EXERCISE DATA |

━━━━━━━━━━━━━━━━━━━━

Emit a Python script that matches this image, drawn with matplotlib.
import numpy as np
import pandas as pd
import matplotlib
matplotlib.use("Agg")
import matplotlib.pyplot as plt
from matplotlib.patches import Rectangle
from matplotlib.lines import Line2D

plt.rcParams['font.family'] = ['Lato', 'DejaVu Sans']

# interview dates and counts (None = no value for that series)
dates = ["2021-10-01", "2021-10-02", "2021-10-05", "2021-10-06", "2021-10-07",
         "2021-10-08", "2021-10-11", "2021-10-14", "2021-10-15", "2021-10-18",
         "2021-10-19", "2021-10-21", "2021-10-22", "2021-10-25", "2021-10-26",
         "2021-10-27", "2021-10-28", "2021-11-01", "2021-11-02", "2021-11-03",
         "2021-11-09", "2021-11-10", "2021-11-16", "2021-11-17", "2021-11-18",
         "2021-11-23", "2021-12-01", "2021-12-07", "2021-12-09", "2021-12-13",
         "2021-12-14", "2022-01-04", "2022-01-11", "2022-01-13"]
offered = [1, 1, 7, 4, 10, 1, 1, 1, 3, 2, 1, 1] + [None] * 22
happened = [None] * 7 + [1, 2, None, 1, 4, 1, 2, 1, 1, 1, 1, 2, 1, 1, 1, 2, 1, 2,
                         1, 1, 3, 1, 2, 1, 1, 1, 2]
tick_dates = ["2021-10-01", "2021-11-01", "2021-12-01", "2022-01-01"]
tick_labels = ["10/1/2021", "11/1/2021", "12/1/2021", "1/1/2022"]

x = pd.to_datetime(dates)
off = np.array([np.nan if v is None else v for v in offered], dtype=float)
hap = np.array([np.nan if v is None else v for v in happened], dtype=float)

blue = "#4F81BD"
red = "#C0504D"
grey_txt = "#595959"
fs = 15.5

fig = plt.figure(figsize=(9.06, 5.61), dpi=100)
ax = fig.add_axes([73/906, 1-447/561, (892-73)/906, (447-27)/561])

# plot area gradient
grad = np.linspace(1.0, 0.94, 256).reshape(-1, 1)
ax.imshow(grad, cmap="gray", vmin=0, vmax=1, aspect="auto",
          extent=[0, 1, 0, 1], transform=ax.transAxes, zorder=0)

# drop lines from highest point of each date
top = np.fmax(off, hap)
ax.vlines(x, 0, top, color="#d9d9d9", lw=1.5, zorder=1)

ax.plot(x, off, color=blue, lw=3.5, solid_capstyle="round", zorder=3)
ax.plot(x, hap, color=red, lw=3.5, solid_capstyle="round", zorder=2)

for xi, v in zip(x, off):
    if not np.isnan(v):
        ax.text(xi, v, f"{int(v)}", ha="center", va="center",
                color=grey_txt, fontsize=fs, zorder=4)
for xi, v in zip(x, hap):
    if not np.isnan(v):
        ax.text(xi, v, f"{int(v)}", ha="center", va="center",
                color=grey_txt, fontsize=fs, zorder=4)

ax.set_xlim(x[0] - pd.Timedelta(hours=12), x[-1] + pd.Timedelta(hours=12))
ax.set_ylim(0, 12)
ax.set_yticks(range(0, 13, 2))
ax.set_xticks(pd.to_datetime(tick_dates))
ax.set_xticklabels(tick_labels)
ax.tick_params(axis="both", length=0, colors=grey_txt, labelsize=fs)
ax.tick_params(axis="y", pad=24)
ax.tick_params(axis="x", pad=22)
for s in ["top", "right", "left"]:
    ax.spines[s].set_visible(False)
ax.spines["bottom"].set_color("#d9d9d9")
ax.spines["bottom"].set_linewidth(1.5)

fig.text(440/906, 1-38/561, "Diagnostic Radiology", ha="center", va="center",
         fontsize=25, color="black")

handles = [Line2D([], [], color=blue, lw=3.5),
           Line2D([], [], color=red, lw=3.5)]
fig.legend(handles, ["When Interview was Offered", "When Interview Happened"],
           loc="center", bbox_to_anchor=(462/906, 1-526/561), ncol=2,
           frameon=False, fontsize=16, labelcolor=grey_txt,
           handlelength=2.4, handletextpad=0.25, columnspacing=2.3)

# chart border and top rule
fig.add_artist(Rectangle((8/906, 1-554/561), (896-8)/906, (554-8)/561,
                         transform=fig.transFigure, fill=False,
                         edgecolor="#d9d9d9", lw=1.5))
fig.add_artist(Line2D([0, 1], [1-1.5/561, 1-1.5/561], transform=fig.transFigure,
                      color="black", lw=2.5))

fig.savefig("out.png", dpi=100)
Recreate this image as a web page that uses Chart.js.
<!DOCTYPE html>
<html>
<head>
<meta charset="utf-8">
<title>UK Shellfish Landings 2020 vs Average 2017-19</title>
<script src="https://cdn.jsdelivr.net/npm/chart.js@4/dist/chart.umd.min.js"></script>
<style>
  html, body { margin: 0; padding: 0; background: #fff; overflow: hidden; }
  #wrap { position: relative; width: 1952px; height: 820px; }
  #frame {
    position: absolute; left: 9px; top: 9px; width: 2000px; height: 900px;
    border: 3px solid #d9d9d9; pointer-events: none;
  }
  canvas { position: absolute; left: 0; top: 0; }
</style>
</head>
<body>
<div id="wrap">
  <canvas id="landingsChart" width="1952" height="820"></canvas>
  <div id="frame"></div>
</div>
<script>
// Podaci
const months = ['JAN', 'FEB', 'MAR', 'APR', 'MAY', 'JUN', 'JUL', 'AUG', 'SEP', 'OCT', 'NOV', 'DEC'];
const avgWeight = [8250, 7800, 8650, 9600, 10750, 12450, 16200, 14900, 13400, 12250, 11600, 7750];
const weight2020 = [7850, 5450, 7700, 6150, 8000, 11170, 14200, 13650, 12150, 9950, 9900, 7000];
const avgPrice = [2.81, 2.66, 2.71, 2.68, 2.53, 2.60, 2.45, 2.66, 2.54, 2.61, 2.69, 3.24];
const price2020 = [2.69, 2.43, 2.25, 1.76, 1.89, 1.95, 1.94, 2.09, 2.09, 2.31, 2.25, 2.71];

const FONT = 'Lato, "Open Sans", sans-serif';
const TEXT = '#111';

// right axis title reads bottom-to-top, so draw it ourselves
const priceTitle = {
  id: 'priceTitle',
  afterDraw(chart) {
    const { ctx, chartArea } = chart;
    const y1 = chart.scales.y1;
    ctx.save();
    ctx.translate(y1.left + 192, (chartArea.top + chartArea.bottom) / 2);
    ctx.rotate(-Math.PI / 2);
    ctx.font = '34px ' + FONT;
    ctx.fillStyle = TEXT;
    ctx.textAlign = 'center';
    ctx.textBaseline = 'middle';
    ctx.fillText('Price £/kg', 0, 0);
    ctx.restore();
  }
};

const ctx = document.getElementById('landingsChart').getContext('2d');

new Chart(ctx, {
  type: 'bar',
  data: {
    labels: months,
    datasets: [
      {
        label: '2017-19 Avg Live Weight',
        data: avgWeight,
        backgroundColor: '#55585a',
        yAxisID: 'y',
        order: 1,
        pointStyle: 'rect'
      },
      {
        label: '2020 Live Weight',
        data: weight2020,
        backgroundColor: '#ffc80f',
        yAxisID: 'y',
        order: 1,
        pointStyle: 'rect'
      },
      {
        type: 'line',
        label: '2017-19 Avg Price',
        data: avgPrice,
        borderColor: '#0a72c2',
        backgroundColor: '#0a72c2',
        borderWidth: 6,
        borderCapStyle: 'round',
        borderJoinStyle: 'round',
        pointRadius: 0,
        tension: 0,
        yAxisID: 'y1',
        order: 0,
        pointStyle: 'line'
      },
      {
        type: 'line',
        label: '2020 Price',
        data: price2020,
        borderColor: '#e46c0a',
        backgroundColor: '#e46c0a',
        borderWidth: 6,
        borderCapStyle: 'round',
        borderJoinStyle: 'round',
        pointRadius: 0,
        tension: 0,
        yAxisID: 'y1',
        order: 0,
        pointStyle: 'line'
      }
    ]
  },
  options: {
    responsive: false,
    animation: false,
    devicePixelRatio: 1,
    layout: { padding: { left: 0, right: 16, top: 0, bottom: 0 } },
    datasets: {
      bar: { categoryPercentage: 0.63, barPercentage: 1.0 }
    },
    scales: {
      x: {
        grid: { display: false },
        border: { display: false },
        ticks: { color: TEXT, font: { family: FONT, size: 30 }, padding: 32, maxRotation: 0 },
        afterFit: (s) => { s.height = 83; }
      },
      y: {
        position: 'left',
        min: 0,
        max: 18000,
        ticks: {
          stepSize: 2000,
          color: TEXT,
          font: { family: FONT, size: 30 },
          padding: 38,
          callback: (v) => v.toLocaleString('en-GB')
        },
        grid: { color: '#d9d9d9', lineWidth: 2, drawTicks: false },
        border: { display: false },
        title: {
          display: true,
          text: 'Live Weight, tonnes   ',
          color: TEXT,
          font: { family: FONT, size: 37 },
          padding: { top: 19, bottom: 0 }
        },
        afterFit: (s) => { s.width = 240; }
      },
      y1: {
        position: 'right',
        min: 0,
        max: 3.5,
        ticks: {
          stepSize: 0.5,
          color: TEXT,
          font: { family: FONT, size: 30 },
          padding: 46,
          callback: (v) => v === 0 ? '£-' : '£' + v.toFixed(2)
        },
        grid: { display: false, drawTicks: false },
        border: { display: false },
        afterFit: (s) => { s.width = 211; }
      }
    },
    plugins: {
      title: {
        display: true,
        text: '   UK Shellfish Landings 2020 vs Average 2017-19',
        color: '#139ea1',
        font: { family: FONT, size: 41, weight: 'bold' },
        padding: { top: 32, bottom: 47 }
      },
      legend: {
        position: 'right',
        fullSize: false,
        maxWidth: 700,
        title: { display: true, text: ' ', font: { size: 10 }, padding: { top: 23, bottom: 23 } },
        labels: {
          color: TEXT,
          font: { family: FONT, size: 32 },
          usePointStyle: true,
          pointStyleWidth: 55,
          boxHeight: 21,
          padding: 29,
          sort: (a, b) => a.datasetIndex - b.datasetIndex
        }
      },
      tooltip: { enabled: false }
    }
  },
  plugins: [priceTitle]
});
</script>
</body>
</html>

━━━━━━━━━━━━━━━━━━━━

WHAT IS BEING ASKED |
Each line above that includes "this" counts once; state the total and nothing more.

FULL ANSWER |
2